GIVEN INSTRUCTION
Write out, precisely and in full, each line of the material.

INFORMATION SHOWN
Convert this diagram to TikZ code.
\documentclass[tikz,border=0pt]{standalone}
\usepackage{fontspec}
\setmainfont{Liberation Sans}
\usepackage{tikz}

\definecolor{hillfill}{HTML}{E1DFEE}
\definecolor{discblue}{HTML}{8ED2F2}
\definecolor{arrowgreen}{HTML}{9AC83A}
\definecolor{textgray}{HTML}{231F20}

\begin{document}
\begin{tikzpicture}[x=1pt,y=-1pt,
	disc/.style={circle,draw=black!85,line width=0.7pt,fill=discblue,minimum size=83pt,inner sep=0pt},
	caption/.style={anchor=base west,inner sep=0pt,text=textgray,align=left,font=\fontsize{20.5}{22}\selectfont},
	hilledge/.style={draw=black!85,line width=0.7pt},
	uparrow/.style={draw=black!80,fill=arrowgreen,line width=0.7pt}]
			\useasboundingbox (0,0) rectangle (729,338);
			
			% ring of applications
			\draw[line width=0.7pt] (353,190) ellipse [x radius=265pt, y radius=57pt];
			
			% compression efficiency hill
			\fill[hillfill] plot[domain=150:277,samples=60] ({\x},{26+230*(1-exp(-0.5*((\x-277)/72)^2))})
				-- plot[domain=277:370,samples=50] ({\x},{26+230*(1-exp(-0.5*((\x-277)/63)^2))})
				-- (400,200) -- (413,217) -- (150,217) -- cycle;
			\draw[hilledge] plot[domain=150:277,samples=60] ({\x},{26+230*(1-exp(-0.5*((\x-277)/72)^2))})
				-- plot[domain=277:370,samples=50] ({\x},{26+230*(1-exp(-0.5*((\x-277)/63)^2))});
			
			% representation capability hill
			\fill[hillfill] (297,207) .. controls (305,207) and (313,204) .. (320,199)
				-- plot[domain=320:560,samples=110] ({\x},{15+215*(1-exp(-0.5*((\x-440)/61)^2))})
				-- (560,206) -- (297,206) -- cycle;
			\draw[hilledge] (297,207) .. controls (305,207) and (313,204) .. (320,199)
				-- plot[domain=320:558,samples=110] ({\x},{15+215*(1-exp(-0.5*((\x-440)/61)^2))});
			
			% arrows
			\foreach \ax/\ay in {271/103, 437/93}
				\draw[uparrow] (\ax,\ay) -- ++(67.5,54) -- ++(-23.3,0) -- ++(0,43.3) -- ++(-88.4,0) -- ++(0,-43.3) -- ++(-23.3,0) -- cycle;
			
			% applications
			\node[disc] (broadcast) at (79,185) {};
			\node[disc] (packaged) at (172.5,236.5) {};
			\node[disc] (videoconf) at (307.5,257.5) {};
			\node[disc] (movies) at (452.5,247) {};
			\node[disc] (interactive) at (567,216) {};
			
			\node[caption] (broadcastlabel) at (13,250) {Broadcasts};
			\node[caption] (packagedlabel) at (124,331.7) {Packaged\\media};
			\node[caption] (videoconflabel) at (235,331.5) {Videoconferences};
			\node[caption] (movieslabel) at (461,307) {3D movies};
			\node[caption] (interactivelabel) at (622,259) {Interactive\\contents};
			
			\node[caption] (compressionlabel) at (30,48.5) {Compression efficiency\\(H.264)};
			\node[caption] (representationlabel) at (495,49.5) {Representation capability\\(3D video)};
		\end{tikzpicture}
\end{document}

ANSWER TO THE EXERCISE
Convert this diagram to TikZ code.
\documentclass[tikz,border=0pt]{standalone}
\usepackage{fontspec}
\setmainfont{Liberation Sans}
\usepackage{tikz}

\definecolor{hillfill}{HTML}{E1DFEE}
\definecolor{discblue}{HTML}{8ED2F2}
\definecolor{arrowgreen}{HTML}{9AC83A}
\definecolor{textgray}{HTML}{231F20}

\begin{document}
\begin{tikzpicture}[x=1pt,y=-1pt,
	disc/.style={circle,draw=black!85,line width=0.7pt,fill=discblue,minimum size=83pt,inner sep=0pt},
	caption/.style={anchor=base west,inner sep=0pt,text=textgray,align=left,font=\fontsize{20.5}{22}\selectfont},
	hilledge/.style={draw=black!85,line width=0.7pt},
	uparrow/.style={draw=black!80,fill=arrowgreen,line width=0.7pt}]
			\useasboundingbox (0,0) rectangle (729,338);
			
			% ring of applications
			\draw[line width=0.7pt] (353,190) ellipse [x radius=265pt, y radius=57pt];
			
			% compression efficiency hill
			\fill[hillfill] plot[domain=150:277,samples=60] ({\x},{26+230*(1-exp(-0.5*((\x-277)/72)^2))})
				-- plot[domain=277:370,samples=50] ({\x},{26+230*(1-exp(-0.5*((\x-277)/63)^2))})
				-- (400,200) -- (413,217) -- (150,217) -- cycle;
			\draw[hilledge] plot[domain=150:277,samples=60] ({\x},{26+230*(1-exp(-0.5*((\x-277)/72)^2))})
				-- plot[domain=277:370,samples=50] ({\x},{26+230*(1-exp(-0.5*((\x-277)/63)^2))});
			
			% representation capability hill
			\fill[hillfill] (297,207) .. controls (305,207) and (313,204) .. (320,199)
				-- plot[domain=320:560,samples=110] ({\x},{15+215*(1-exp(-0.5*((\x-440)/61)^2))})
				-- (560,206) -- (297,206) -- cycle;
			\draw[hilledge] (297,207) .. controls (305,207) and (313,204) .. (320,199)
				-- plot[domain=320:558,samples=110] ({\x},{15+215*(1-exp(-0.5*((\x-440)/61)^2))});
			
			% arrows
			\foreach \ax/\ay in {271/103, 437/93}
				\draw[uparrow] (\ax,\ay) -- ++(67.5,54) -- ++(-23.3,0) -- ++(0,43.3) -- ++(-88.4,0) -- ++(0,-43.3) -- ++(-23.3,0) -- cycle;
			
			% applications
			\node[disc] (broadcast) at (79,185) {};
			\node[disc] (packaged) at (172.5,236.5) {};
			\node[disc] (videoconf) at (307.5,257.5) {};
			\node[disc] (movies) at (452.5,247) {};
			\node[disc] (interactive) at (567,216) {};
			
			\node[caption] (broadcastlabel) at (13,250) {Broadcasts};
			\node[caption] (packagedlabel) at (124,331.7) {Packaged\\media};
			\node[caption] (videoconflabel) at (235,331.5) {Videoconferences};
			\node[caption] (movieslabel) at (461,307) {3D movies};
			\node[caption] (interactivelabel) at (622,259) {Interactive\\contents};
			
			\node[caption] (compressionlabel) at (30,48.5) {Compression efficiency\\(H.264)};
			\node[caption] (representationlabel) at (495,49.5) {Representation capability\\(3D video)};
		\end{tikzpicture}
\end{document}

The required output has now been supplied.